Option 2: Creating an Emergency Buffer A reverse mortgage line of credit provides your aging parent with accessible funds for living expenses while they heal emotionally and legally. This reduces the temptation to make desperate financial decisions.
Option 3: Funding Recovery and Support Services The emotional cost of being scammed is substantial. Your parent may benefit from counseling, social connection programs, or financial coaching. A reverse mortgage can fund these services.
Option 4: Protecting Inheritance By consolidating debt now through a reverse mortgage, your parent preserves maximum equity for their estate, reducing the impact on your inheritance.
Legal Protections for Scam Victims in Ontario
Ontario offers several protections for fraud victims:
Creditor Protection: In some cases, fraud victims can obtain court orders to prevent creditors from pursuing judgment against their home, especially if the scam was particularly predatory.
Police Investigation: While most scams originate overseas and recovery is limited, documenting the fraud creates a record that can help other victims.
Financial Institution Liability: Some banks have repaid victims whose accounts showed clear signs of fraud (unusual transfer patterns, out-of-character behaviors). Contact your parent's institution immediately.
Ontario Consumer Protection Act: Depending on how the fraud occurred, some provisions may offer protection.

Rebuilding Your Parent's Financial and Emotional Life
Beyond the immediate crisis, your aging parent needs support to rebuild:
Financial recovery:
- Work with an accountant to understand tax implications of any recovered funds
- Establish a simple budget and spending oversight if needed
- Review and strengthen banking security (two-factor authentication, account alerts)
- Consider a financial power of attorney if cognitive vulnerability is a factor
Emotional recovery:
- Encourage connection with peer support groups (Romance Scam Victims Canada, AARP scam survivor networks)
- Fund professional counseling to address shame and isolation
- Involve trusted family or friends in financial decisions
- Celebrate small steps toward recovery and renewed independence
Practical safety:
- Install monitoring on their email and phone accounts
- Review their insurance and consider identity theft protection
- Help them understand legitimate vs. fraudulent "recovery" offers
- Establish regular check-ins about suspicious contacts or requests
Red Flags Your Parent May Be a Scam Victim (and How to Approach It)
Sometimes you won't know about the scam until the damage is substantial.
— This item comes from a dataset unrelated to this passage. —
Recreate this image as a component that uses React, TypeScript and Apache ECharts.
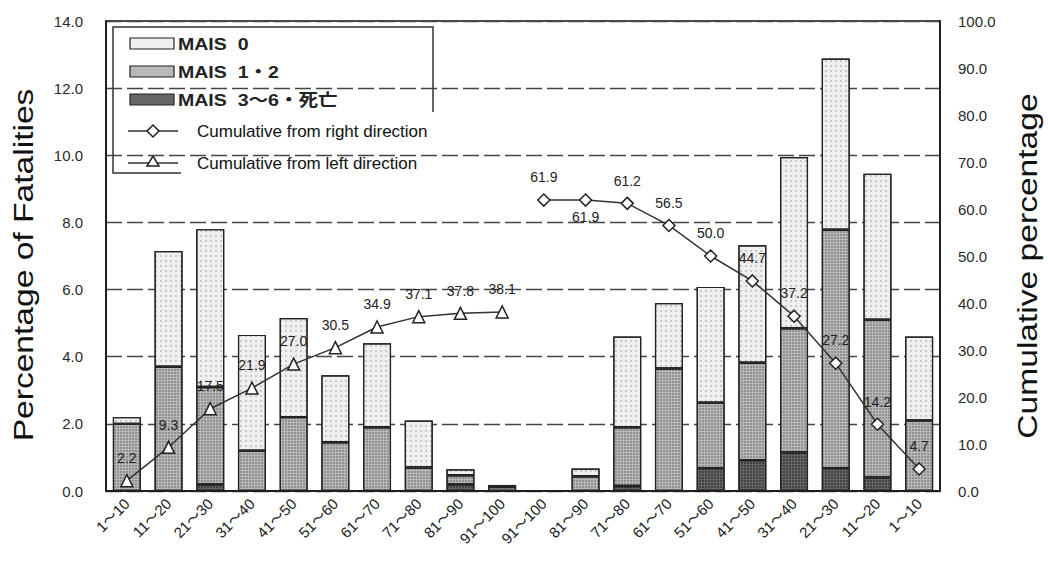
import React, { useEffect, useRef } from 'react';
import * as echarts from 'echarts';

const categories = [
  '1～10', '11～20', '21～30', '31～40', '41～50', '51～60', '61～70', '71～80', '81～90', '91～100',
  '91～100', '81～90', '71～80', '61～70', '51～60', '41～50', '31～40', '21～30', '11～20', '1～10',
];
const mais36 = [null, null, 0.2, null, null, null, null, null, 0.2, null, null, null, 0.15, null, 0.68, 0.92, 1.15, 0.68, 0.4, null];
const mais12 = [2.0, 3.7, 2.9, 1.2, 2.2, 1.45, 1.9, 0.7, 0.27, 0.12, null, 0.44, 1.75, 3.65, 1.95, 2.9, 3.7, 7.1, 4.7, 2.1];
const mais0 = [0.2, 3.45, 4.7, 3.45, 2.95, 2.0, 2.5, 1.4, 0.18, 0.06, null, 0.23, 2.7, 1.95, 3.45, 3.5, 5.1, 5.1, 4.35, 2.5];
const cumLeft = [2.2, 9.3, 17.5, 21.9, 27.0, 30.5, 34.9, 37.1, 37.8, 38.1, null, null, null, null, null, null, null, null, null, null];
const cumRight = [null, null, null, null, null, null, null, null, null, null, 61.9, 61.9, 61.2, 56.5, 50.0, 44.7, 37.2, 27.2, 14.2, 4.7];
const legendBars = ['MAIS  0', 'MAIS  1・2', 'MAIS  3～6・死亡'];
const legendLines = ['Cumulative from right direction', 'Cumulative from left direction'];

const FONT = '"Liberation Sans", Arial, "Noto Sans CJK JP", sans-serif';
const C0 = '#efefef';
const C12 = '#b9b9b9';
const C36 = '#666666';

export default function App() {
  const ref = useRef<HTMLDivElement>(null);
  useEffect(() => {
    document.body.style.margin = '0';
    const chart = echarts.init(ref.current!, null, { renderer: 'svg' });
    const barStyle = (color: string, dot: string, gap: number) => ({
      color,
      borderColor: '#222',
      borderWidth: 1.2,
      decal: {
        symbol: 'circle',
        symbolSize: 0.8,
        color: dot,
        dashArrayX: [2, gap],
        dashArrayY: [2, gap],
      },
    });
    const labelFmt = (p: any) => (p.value == null ? '' : Number(p.value).toFixed(1));
    const lineLabel = {
      show: true,
      position: 'top',
      distance: 9,
      fontSize: 14,
      color: '#222',
      fontFamily: FONT,
      formatter: labelFmt,
    };
    const legendSwatch = [C0, C12, C36];
    const graphic: any[] = [
      {
        type: 'text', x: 23, y: 265, rotation: Math.PI / 2, scaleX: 1.2,
        style: { text: 'Percentage of Fatalities', fontSize: 28, fontFamily: FONT, fill: '#111', align: 'center', verticalAlign: 'middle' },
      },
      {
        type: 'text', x: 1027, y: 266, rotation: Math.PI / 2, scaleX: 1.2,
        style: { text: 'Cumulative percentage', fontSize: 28, fontFamily: FONT, fill: '#111', align: 'center', verticalAlign: 'middle' },
      },
      {
        type: 'group', z: 100,
        children: [
          { type: 'rect', shape: { x: 113, y: 27, width: 320, height: 146 }, style: { fill: '#fff', stroke: '#333', lineWidth: 1.5 } },
          ...legendBars.flatMap((t, i) => [
            { type: 'rect', shape: { x: 130, y: 38 + i * 28, width: 44, height: 11 }, style: { fill: legendSwatch[i], stroke: '#222', lineWidth: 1.2 } },
            {
              type: 'text', x: 178, y: 44 + i * 28, scaleX: 1.15,
              style: { text: t, fontSize: 17, fontWeight: 'bold', fontFamily: FONT, fill: '#222', verticalAlign: 'middle' },
            },
          ]),
          { type: 'line', shape: { x1: 128, y1: 131, x2: 178, y2: 131 }, style: { stroke: '#333', lineWidth: 1.5 } },
          { type: 'polygon', shape: { points: [[153, 125], [159, 131], [153, 137], [147, 131]] }, style: { fill: '#fff', stroke: '#222', lineWidth: 1.5 } },
          { type: 'line', shape: { x1: 128, y1: 163, x2: 178, y2: 163 }, style: { stroke: '#333', lineWidth: 1.5 } },
          { type: 'polygon', shape: { points: [[153, 156], [159, 166], [147, 166]] }, style: { fill: '#fff', stroke: '#222', lineWidth: 1.5 } },
          { type: 'rect', shape: { x: 181, y: 112, width: 281, height: 68 }, style: { fill: '#fff' } },
          ...legendLines.map((t, i) => ({
            type: 'text', x: 197, y: 131 + i * 32,
            style: { text: t, fontSize: 17, fontFamily: FONT, fill: '#111', verticalAlign: 'middle' },
          })),
        ],
      },
    ];
    const option: any = {
      animation: false,
      backgroundColor: '#fff',
      grid: { left: 106, right: 108, top: 21, bottom: 90, show: true, borderColor: '#111', borderWidth: 1.5, containLabel: false },
      xAxis: {
        type: 'category',
        data: categories,
        axisLine: { lineStyle: { color: '#111', width: 1.5 } },
        axisTick: { show: false },
        axisLabel: { rotate: 45, interval: 0, fontSize: 15, color: '#222', margin: 10, fontFamily: FONT },
      },
      yAxis: [
        {
          type: 'value', min: 0, max: 14, interval: 2, position: 'left',
          axisLine: { show: true, lineStyle: { color: '#111', width: 1.5 } },
          axisTick: { show: false },
          axisLabel: { formatter: (v: number) => v.toFixed(1), fontSize: 15, color: '#2a2a2a', margin: 23, fontFamily: FONT },
          splitLine: { show: true, lineStyle: { color: '#444', width: 1.3, type: [16, 5] } },
        },
        {
          type: 'value', min: 0, max: 100, interval: 10, position: 'right',
          axisLine: { show: true, lineStyle: { color: '#111', width: 1.5 } },
          axisTick: { show: false },
          axisLabel: { formatter: (v: number) => v.toFixed(1), fontSize: 15, color: '#2a2a2a', margin: 18, fontFamily: FONT },
          splitLine: { show: false },
        },
      ],
      series: [
        { name: legendBars[2], type: 'bar', stack: 'a', barWidth: 28, data: mais36, itemStyle: barStyle(C36, 'rgba(0,0,0,0.55)', 1) },
        { name: legendBars[1], type: 'bar', stack: 'a', barWidth: 28, data: mais12, itemStyle: barStyle(C12, 'rgba(0,0,0,0.35)', 1) },
        { name: legendBars[0], type: 'bar', stack: 'a', barWidth: 28, data: mais0, itemStyle: barStyle(C0, 'rgba(0,0,0,0.25)', 3) },
        {
          name: legendLines[1], type: 'line', yAxisIndex: 1, data: cumLeft, symbol: 'triangle', symbolSize: 12,
          lineStyle: { color: '#333', width: 1.5 }, itemStyle: { color: '#fff', borderColor: '#222', borderWidth: 1.5 },
          label: lineLabel, z: 5,
        },
        {
          name: legendLines[0], type: 'line', yAxisIndex: 1, symbol: 'diamond', symbolSize: 12,
          data: cumRight.map((v, i) => (i === 11 ? { value: v, label: { position: 'bottom', distance: 3 } } : v)),
          lineStyle: { color: '#333', width: 1.5 }, itemStyle: { color: '#fff', borderColor: '#222', borderWidth: 1.5 },
          label: lineLabel, z: 5,
        },
      ],
      graphic,
    };
    chart.setOption(option);
    return () => chart.dispose();
  }, []);
  return <div ref={ref} style={{ width: 1048, height: 581 }} />;
}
Watch for:
- Sudden reluctance to discuss finances
- Unusual purchases or transfers you can't explain
- New "relationships" with people overseas or in different cities
- Stories about needing money for business emergencies or travel
- Withdrawal from family and friends
- Increased isolation or depression
How to approach your parent: Express concern without judgment. Shame often prevents victims from coming forward. Emphasize that scams are sophisticated and not a reflection of intelligence. Involve them in recovery decisions rather than taking over their finances completely.
Is a Reverse Mortgage Right for Your Scam-Victim Parent?
A reverse mortgage is appropriate if:
- Your parent owns their home outright or has paid down significant equity
- They're 55 or older
- They need to consolidate debt to protect housing security
- They want to maintain independence and avoid selling their home
- They understand the long-term costs and implications
A reverse mortgage is not appropriate if:
- Your parent is in active crisis and can't make sound financial decisions
- The scam is still ongoing or your parent continues being targeted
- Your parent has cognitive decline that would impair decision-making
- Family members would object to borrowing against the inheritance
Getting Professional Help
Before accessing a reverse mortgage, consult:
- Your parent's doctor to assess decision-making capacity
- A family lawyer about creditor protection and legal options
- A reverse mortgage broker to understand costs and implications
- A counselor or social worker to address emotional trauma
- Your parent's bank about fraud recovery options
The Bottom Line
Scam victims need compassion, not judgment. Your aging parent fell victim to sophisticated criminals, not due to stupidity but due to loneliness and trust. A reverse mortgage, when appropriate, can protect their housing security while they heal emotionally and financially. The goal is preserving their independence, dignity, and home.